Hey Jude


Whether you were affected by today’s storm or not, you can’t say that you didn’t know about it in advance. It was harder to avoid the storm warnings than to avoid the weather system itself.

This was not like the ‘hurricane’ in 1987 when the first I knew about it was when I arrived at work in Leicester that morning and someone mentioned that it had apparently been very windy in London during the night.

Since then I have switched the radio on when I drive to work.

I’ve been wondering whether the Met Office had to submit a detailed cost benefit case for their huge investment in computing power over the last two decades. Then I tried to work out whether a single event like today’s storm could prove that the investment was worth it…

…but I ran out of steam after trying to estimate the net saving from 15 million people delaying their travel plans rather than taking to the roads, buses, trains and planes and getting stuck / delayed / injured / killed / angry / stressed / tired versus the lost productivity when they didn’t appear at work minus the work that they managed to do at home between refreshing the news pages and looking at twitter #ukstorm2013.

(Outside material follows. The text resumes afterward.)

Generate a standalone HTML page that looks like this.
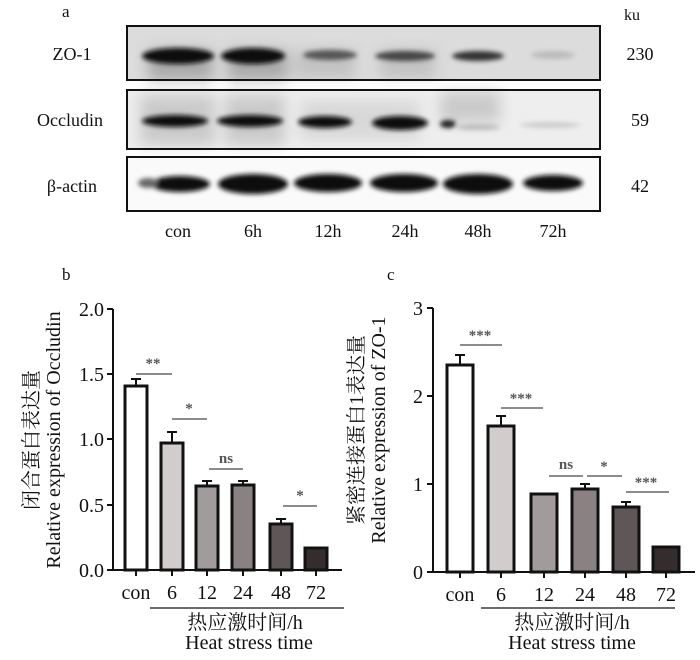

Finally I concluded that it was best if storms occur when many schools are taking their half term break, but I’m not sure if that factor is included in the Met Office model.

2 Responses to “Hey Jude”

  1. 1 ann

    I couldn’t help wondering whether the person who thought it was a good idea to park their crane on Westminster thought it would be at less risk of damage from falling trees or just managed to remain oblivious to the forecast.

    • Ann – have you seen the price of parking in Westminster? The driver obviously thought she/he had found an unmetered space just outside the Cabinet Office. On balance it probably still worked out cheaper for him/her.